Exploring Student Minds: A New Way to Spot Depression, Anxiety and Stress
BangladeshFri May 22 2026
Researchers looked at the mental health of 424 Bangladeshi university students who answered an online survey in July 2024, a time of social and political tension. They found that many students reported strong symptoms: two‑thirds felt depressed, over seventy percent were anxious and more than half experienced stress. Almost half of the participants said they had all three problems at once.
To make sense of these numbers, the team used machine learning. They tested eight different models by repeatedly splitting the data into training and testing sets. Support‑vector machines worked best for predicting depression and stress, while a tree‑based model called XGBoost was more accurate for anxiety.
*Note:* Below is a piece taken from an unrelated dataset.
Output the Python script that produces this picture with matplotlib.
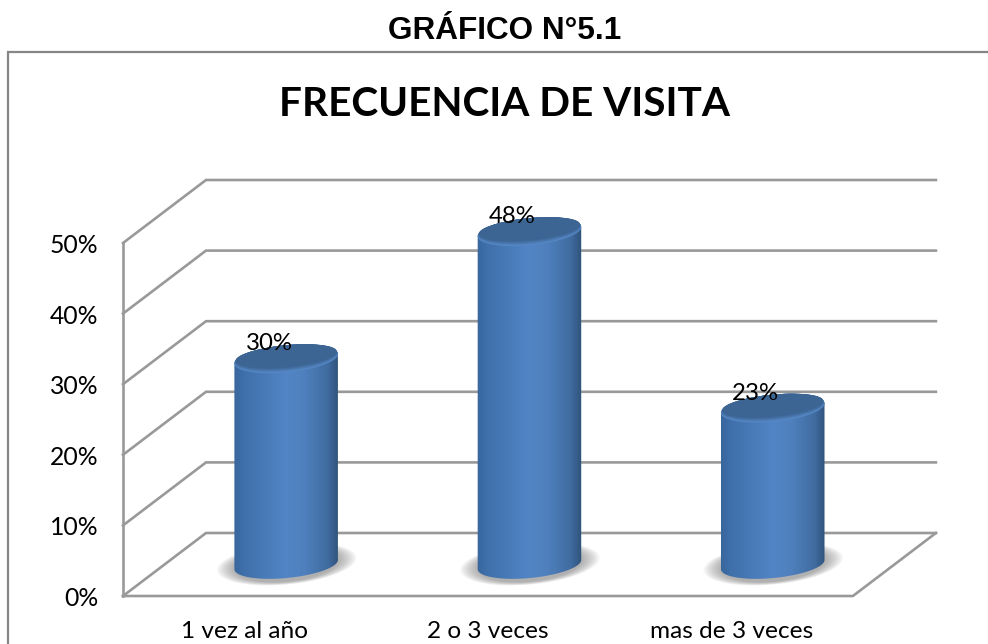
import numpy as np
import matplotlib
matplotlib.use("Agg")
import matplotlib.pyplot as plt
from matplotlib.colors import LinearSegmentedColormap, to_rgb
from matplotlib.patches import Polygon

# data
categories = ["1 vez al año", "2 o 3 veces", "mas de 3 veces"]
values = [30, 48, 23]
ticks = [0, 10, 20, 30, 40, 50]

W, H = 988, 644
# scale of the chart: pixels per category and per percent
px_x = 243.3
px_y = 7.06
x0_px, y0_px = 123, 596
depth_x = 83 / px_x
depth_y = 63 / px_y

fig = plt.figure(figsize=(W / 100, H / 100), dpi=100)
ax = fig.add_axes([0, 0, 1, 1])
# category i sits at x=i, floor front edge runs from -0.5 to 2.5
ax.set_xlim(-0.5 - x0_px / px_x, -0.5 + (W - x0_px) / px_x)
ax.set_ylim(-(H - y0_px) / px_y, y0_px / px_y)
ax.axis("off")

grid = "#999999"
lw = 1.9
x_left, x_right = -0.5, 2.5
top = ticks[-1]

# walls and floor
for t in ticks:
    ax.plot([x_left, x_left + depth_x, x_right + depth_x], [t, t + depth_y, t + depth_y],
            color=grid, lw=lw, zorder=1, solid_joinstyle="miter")
ax.plot([x_left, x_left], [0, top], color=grid, lw=lw, zorder=1)
ax.plot([x_left, x_right, x_right + depth_x], [0, 0, depth_y], color=grid, lw=lw, zorder=1,
        solid_joinstyle="miter")


def ellipse(cx, cy, a_px, b_px, start=0.0, end=2 * np.pi, tilt=np.radians(5.5)):
    t = np.linspace(start, end, 120)
    xp = a_px * np.cos(t) * np.cos(tilt) - b_px * np.sin(t) * np.sin(tilt)
    yp = a_px * np.cos(t) * np.sin(tilt) + b_px * np.sin(t) * np.cos(tilt)
    return np.column_stack([cx + xp / px_x, cy + yp / px_y])


body_cmap = LinearSegmentedColormap.from_list("body", [
    (0.0, "#38659b"), (0.1, "#3f70aa"), (0.5, "#5285c6"), (0.68, "#4f80bd"),
    (0.9, "#3f6b9f"), (1.0, "#2f5279")])

a_px, b_px = 52, 13.5
base_lift = depth_y / 2
top_lift = 3.6
grad = np.linspace(0, 1, 256).reshape(1, -1)
rim_col = np.array(to_rgb("#5688c6"))
cap_col = np.array(to_rgb("#3c6594"))

for i, v in enumerate(values):
    cx = i + depth_x / 2
    y_bot = base_lift
    y_top = v + top_lift

    # soft shadow under the foot
    for k in range(14):
        f = k / 13
        pts = ellipse(cx + 0.5 / px_x, y_bot + 0.5 / px_y, a_px + 18 * (1 - f), b_px + 4 + 3 * (1 - f))
        ax.add_patch(Polygon(pts, closed=True, fc="#707070", ec="none", alpha=0.05, zorder=2))

    # body = lower half of foot + upper part joined through the top ellipse ends
    lower = ellipse(cx, y_bot, a_px, b_px, np.pi, 2 * np.pi)
    upper = ellipse(cx, y_top, a_px, b_px, 0, np.pi)
    body = Polygon(np.vstack([lower, upper]), closed=True, fc="none", ec="none", zorder=3)
    ax.add_patch(body)
    ext = [cx - (a_px + 1) / px_x, cx + (a_px + 1) / px_x, y_bot - 20 / px_y, y_top + 20 / px_y]
    im = ax.imshow(grad, cmap=body_cmap, extent=ext, aspect="auto", zorder=3)
    im.set_clip_path(body)

    # cap: nested ellipses, the light rim stays on the lower edge only
    for k in range(7):
        f = k / 6
        col = rim_col + (cap_col - rim_col) * min(1, f * 1.3)
        pts = ellipse(cx, y_top + 3.0 * f / px_y, a_px - 1.5 * f, b_px - 3.0 * f)
        ax.add_patch(Polygon(pts, closed=True, fc=col, ec="none", zorder=4 + k * 0.01))

    # value label
    ax.text(i + 0.10, y_top + 15 / px_y, f"{v}%", fontsize=17.3, family="Lato", color="black",
            ha="center", va="center", zorder=6)

ax.set_xlim(-0.5 - x0_px / px_x, -0.5 + (W - x0_px) / px_x)
ax.set_ylim(-(H - y0_px) / px_y, y0_px / px_y)

# tick and category labels
for t in ticks:
    ax.text(x_left - 24.5 / px_x, t - 2.5 / px_y, f"{t}%", fontsize=17.8, family="Lato", color="black",
            ha="right", va="center")
for i, c in enumerate(categories):
    ax.text(i + 0.0, -36 / px_y, c, fontsize=17.6, family="Lato", color="black",
            ha="center", va="center")

# chart frame and headings in figure pixels
frame_x = [8 / W, 8 / W, 1]
frame_y = [0, 1 - 52 / H, 1 - 52 / H]
fig.add_artist(plt.Line2D(frame_x, frame_y, color="#868686", lw=1.6, solid_joinstyle="miter"))
fig.text(504.5 / W, 1 - 31 / H, "GRÁFICO N°5.1", fontsize=22.7, fontweight="bold",
         family="Liberation Sans", ha="center", va="center", color="black")
fig.text(504.5 / W, 1 - 105 / H, "FRECUENCIA DE VISITA", fontsize=29.2, fontweight="bold",
         family="Lato", ha="center", va="center", color="black")

fig.savefig("out.png", dpi=100, facecolor="white")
The researchers didn’t just let the models run blindly. They applied tools that explain why a model made a certain prediction, like SHAP and LIME. These explanations showed that trouble sleeping, feeling mentally tired, and noticing personal behavior changes were common reasons the models flagged a student as at risk. For anxiety, the model paid more attention to what students studied and how much they used the internet. Gender and the type of university mattered more for depression predictions.
The study is not meant to replace doctors or give exact numbers about how many students suffer from mental illness. Instead, it shows that explainable machine learning can help researchers see patterns in student data and decide where to focus future studies. The results are specific to this group of students and should not be taken as evidence for the whole student population.